While those figures were broadly in line with expectations, C&C raised the full year dividend to 10c a share – ahead of the 9.5c the market had been expecting.
Company chief executive Stephen Glancey said the results reflected “a robust performance with continued progress against all financial measures.
“Macro conditions in Ireland and the UK are gradually improving and our businesses are well positioned to benefit from improved consumer sentiment in these key markets,” he added.
In its Irish business, growth was driven by the takeover of the Gleason’s drinks business, which C&C bought 14 months ago. In the cider sector here, Bulmers volumes rose 1.1pc on the year, beating the market overall, which is now stable.
Mr Glancey said his firm was reinvesting in the Irish business and plans to launch a new beer – Clonmel 1650 – to capitalise on the trend for craft beers in Ireland.

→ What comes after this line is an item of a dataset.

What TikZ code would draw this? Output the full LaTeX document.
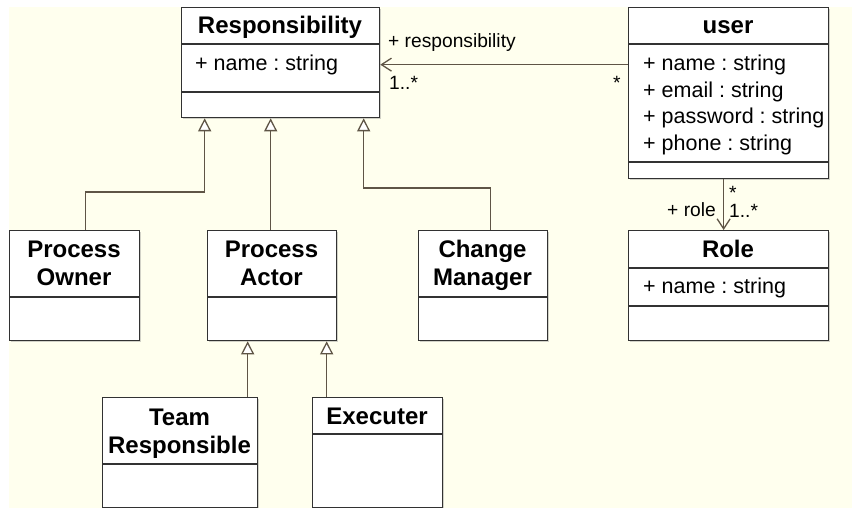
\documentclass[tikz,border=0pt]{standalone}
\usepackage{fontspec}
\setmainfont{Liberation Sans}
\usetikzlibrary{arrows.meta,shadows}
\frenchspacing

\definecolor{cream}{RGB}{255,255,238}
\definecolor{boxline}{RGB}{50,50,50}
\definecolor{linkline}{RGB}{95,85,70}

\tikzset{
	cls/.style={draw=boxline,line width=1.3pt,fill=white,anchor=north west,inner sep=0pt,
		drop shadow={shadow xshift=1.5pt,shadow yshift=-1.5pt,opacity=0.35}},
	ttl/.style={font=\fontsize{24}{28}\selectfont\bfseries,align=center,inner sep=0pt,anchor=base},
	attr/.style={font=\fontsize{21.5}{26.5}\selectfont,inner sep=0pt,anchor=base west},
	lbl/.style={font=\fontsize{19.2}{22}\selectfont,inner sep=0pt},
	sep/.style={draw=boxline,line width=1.3pt},
	gen/.style={draw=linkline,line width=1.3pt,-{Triangle[fill=white,length=13pt,width=13pt]}},
	assoc/.style={draw=linkline,line width=1.3pt,-{Straight Barb[length=10pt,width=13pt]}},
}

\begin{document}
\begin{tikzpicture}[x=1pt,y=-1pt]
	\useasboundingbox (0,0) rectangle (852,508);
	\fill[cream] (9,7) rectangle (852,508);

	\begin{scope}[every node/.style={cls}]
	\node[minimum width=198,minimum height=110] (resp) at (181,7) {};
	\node[minimum width=200,minimum height=171] (user) at (628,7) {};
	\node[minimum width=200,minimum height=110] (role) at (628,230) {};
	\node[minimum width=130,minimum height=110] (owner) at (9,230) {};
	\node[minimum width=129,minimum height=110] (actor) at (207,230) {};
	\node[minimum width=129,minimum height=110] (manager) at (418,230) {};
	\node[minimum width=155,minimum height=110] (team) at (102,397) {};
	\node[minimum width=130,minimum height=110] (executer) at (312,397) {};
	\end{scope}

	\draw[sep] (resp.west |- 0,44) -- (resp.east |- 0,44);
	\draw[sep] (resp.west |- 0,92) -- (resp.east |- 0,92);
	\draw[sep] (user.west |- 0,44) -- (user.east |- 0,44);
	\draw[sep] (user.west |- 0,162) -- (user.east |- 0,162);
	\draw[sep] (role.west |- 0,268) -- (role.east |- 0,268);
	\draw[sep] (role.west |- 0,306) -- (role.east |- 0,306);
	\draw[sep] (owner.west |- 0,297) -- (owner.east |- 0,297);
	\draw[sep] (actor.west |- 0,297) -- (actor.east |- 0,297);
	\draw[sep] (manager.west |- 0,297) -- (manager.east |- 0,297);
	\draw[sep] (team.west |- 0,464) -- (team.east |- 0,464);
	\draw[sep] (executer.west |- 0,434) -- (executer.east |- 0,434);

	\node[ttl] (resp-t) at (280,34) {Responsibility};
	\node[ttl] (user-t) at (728,34) {user};
	\node[ttl] (role-t) at (728,257) {Role};
	\node[ttl] (owner-t) at (74,285) {Process\\Owner};
	\node[ttl] (actor-t) at (271.5,285) {Process\\Actor};
	\node[ttl] (manager-t) at (482.5,285) {Change\\Manager};
	\node[ttl] (team-t) at (179.5,453) {Team\\Responsible};
	\node[ttl] (executer-t) at (377,424) {Executer};

	\node[attr] (resp-a) at (195,71) {+ name : string};
	\node[attr] (user-a1) at (643,71) {+ name : string};
	\node[attr] (user-a2) at (643,97.5) {+ email : string};
	\node[attr] (user-a3) at (643,124) {+ password : string};
	\node[attr] (user-a4) at (643,150.5) {+ phone : string};
	\node[attr] (role-a) at (643,293) {+ name : string};

	\draw[gen] ([xshift=11pt]owner.north) -- ++(0,-38) -| ([xshift=-76pt]resp.south);
	\draw[gen] ([xshift=-1.5pt]actor.north) -- ([xshift=-10pt]resp.south);
	\draw[gen] ([xshift=7.5pt]manager.north) -- ++(0,-42) -| ([xshift=83pt]resp.south);
	\draw[gen] ([xshift=67.5pt]team.north) -- ([xshift=-24.5pt]actor.south);
	\draw[gen] ([xshift=-51pt]executer.north) -- ([xshift=54.5pt]actor.south);
	\draw[assoc] ([yshift=28.5pt]user.west) -- ([yshift=-2pt]resp.east);
	\draw[assoc] ([xshift=-5pt]user.south) -- ([xshift=-5pt]role.north);

	\node[lbl,anchor=base west] (resp-name) at (388,48) {+ responsibility};
	\node[lbl,anchor=base west] (resp-mult) at (389,90) {1..*};
	\node[lbl,anchor=base west] (user-mult) at (613,90) {*};
	\node[lbl,anchor=base east] (role-name) at (716,216) {+ role};
	\node[lbl,anchor=base west] (user-rmult) at (729,200) {*};
	\node[lbl,anchor=base west] (role-mult) at (729,218) {1..*};
\end{tikzpicture}
\end{document}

Despite the beginnings of a recovery in the Irish business, C&C’s UK and US divisions were weaker than expected.
In Britain, Mr Glancey admitted that performance was “some way below a category that returned to volume growth this year”.
The cider market in the UK has been commoditised as numerous new firms entered the business and that move has hit C&C’s margins.

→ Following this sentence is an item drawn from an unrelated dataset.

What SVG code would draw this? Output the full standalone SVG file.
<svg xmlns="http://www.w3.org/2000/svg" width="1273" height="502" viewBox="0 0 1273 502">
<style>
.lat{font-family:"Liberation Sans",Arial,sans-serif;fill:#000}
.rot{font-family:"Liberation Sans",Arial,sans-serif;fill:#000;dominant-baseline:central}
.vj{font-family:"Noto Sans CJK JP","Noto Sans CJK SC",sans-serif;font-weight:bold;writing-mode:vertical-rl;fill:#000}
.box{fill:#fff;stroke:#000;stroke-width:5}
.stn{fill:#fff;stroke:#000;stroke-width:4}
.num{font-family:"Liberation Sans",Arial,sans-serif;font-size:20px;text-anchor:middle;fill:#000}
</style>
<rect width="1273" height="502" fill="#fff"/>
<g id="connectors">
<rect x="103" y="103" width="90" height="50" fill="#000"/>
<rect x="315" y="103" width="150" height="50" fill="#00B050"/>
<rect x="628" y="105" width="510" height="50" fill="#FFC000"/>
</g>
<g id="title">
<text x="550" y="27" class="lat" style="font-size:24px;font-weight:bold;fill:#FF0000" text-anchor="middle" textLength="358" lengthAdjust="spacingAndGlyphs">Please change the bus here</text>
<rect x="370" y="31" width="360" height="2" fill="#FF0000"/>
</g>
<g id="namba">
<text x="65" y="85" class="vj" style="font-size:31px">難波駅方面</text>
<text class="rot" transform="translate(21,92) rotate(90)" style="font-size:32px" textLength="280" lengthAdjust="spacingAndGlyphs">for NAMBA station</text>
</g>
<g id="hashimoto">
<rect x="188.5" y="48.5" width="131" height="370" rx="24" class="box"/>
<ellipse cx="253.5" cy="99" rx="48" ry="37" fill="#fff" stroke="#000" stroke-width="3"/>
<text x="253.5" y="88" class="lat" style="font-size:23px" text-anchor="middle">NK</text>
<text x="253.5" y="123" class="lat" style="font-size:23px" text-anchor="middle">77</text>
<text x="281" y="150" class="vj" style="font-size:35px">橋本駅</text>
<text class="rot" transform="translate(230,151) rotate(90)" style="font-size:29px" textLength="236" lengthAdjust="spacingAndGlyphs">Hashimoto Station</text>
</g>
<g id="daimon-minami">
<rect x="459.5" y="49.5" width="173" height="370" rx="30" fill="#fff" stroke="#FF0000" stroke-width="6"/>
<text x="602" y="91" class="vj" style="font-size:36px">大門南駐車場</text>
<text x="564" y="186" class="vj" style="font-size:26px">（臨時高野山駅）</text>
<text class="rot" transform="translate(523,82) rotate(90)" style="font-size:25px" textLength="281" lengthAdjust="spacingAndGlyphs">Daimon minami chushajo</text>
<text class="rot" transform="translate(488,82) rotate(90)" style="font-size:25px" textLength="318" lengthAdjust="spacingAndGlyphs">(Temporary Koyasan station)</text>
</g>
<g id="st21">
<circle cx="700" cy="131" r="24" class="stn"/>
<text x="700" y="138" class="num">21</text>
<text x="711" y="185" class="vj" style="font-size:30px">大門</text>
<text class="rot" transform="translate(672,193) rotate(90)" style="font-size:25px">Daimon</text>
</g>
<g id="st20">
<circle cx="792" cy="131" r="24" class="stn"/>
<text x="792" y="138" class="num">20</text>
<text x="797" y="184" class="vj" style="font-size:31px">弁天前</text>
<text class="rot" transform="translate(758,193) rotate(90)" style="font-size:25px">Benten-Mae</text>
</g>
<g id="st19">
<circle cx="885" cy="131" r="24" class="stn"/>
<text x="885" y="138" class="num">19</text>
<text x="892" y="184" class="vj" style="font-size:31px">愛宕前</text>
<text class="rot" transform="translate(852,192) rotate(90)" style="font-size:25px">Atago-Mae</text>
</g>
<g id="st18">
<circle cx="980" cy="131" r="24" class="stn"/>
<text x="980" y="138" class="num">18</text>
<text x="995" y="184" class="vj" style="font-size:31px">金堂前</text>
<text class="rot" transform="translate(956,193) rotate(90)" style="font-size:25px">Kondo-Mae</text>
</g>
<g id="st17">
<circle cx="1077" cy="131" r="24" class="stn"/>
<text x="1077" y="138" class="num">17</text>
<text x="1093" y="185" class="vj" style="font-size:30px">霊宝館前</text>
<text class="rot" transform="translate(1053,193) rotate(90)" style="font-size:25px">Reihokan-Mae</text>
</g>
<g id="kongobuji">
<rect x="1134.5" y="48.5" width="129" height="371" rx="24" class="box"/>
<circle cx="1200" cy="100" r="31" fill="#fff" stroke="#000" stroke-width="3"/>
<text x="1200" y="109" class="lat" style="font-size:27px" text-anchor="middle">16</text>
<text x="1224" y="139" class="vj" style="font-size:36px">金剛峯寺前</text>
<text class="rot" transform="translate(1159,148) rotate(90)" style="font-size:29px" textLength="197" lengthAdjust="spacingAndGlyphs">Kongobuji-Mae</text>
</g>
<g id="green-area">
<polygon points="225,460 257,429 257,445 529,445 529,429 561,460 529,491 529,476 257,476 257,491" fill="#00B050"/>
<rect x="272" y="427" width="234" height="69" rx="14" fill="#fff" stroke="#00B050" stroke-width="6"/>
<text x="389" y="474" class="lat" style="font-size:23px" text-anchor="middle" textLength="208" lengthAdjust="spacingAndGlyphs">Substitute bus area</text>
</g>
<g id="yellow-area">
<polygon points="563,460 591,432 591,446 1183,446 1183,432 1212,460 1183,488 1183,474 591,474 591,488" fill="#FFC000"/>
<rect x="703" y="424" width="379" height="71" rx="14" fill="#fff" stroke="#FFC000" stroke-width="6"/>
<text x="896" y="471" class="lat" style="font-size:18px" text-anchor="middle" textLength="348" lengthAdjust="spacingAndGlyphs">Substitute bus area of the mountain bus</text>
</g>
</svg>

While the results were broadly positive with an unchanged outlook of “mid single digit growth this year”, analysts at Investec questioned the performance of C&C’s US business.
The company forked out $305m (€223m) for the Vermont Hard Cider Company (VHCC) two years ago but the business has since struggled.
“Management notes that shipment volumes from VHCC and market-wide depletions fell 1pc and 6pc respectively. Also in the US, Magners and Hornsby volumes declined 17pc and 40pc respectively.
“Overall management notes that extensive wholesaler consolidation and business integration has concluded but that volume growth was ‘disappointingly behind’ in the cider category,” Investec said.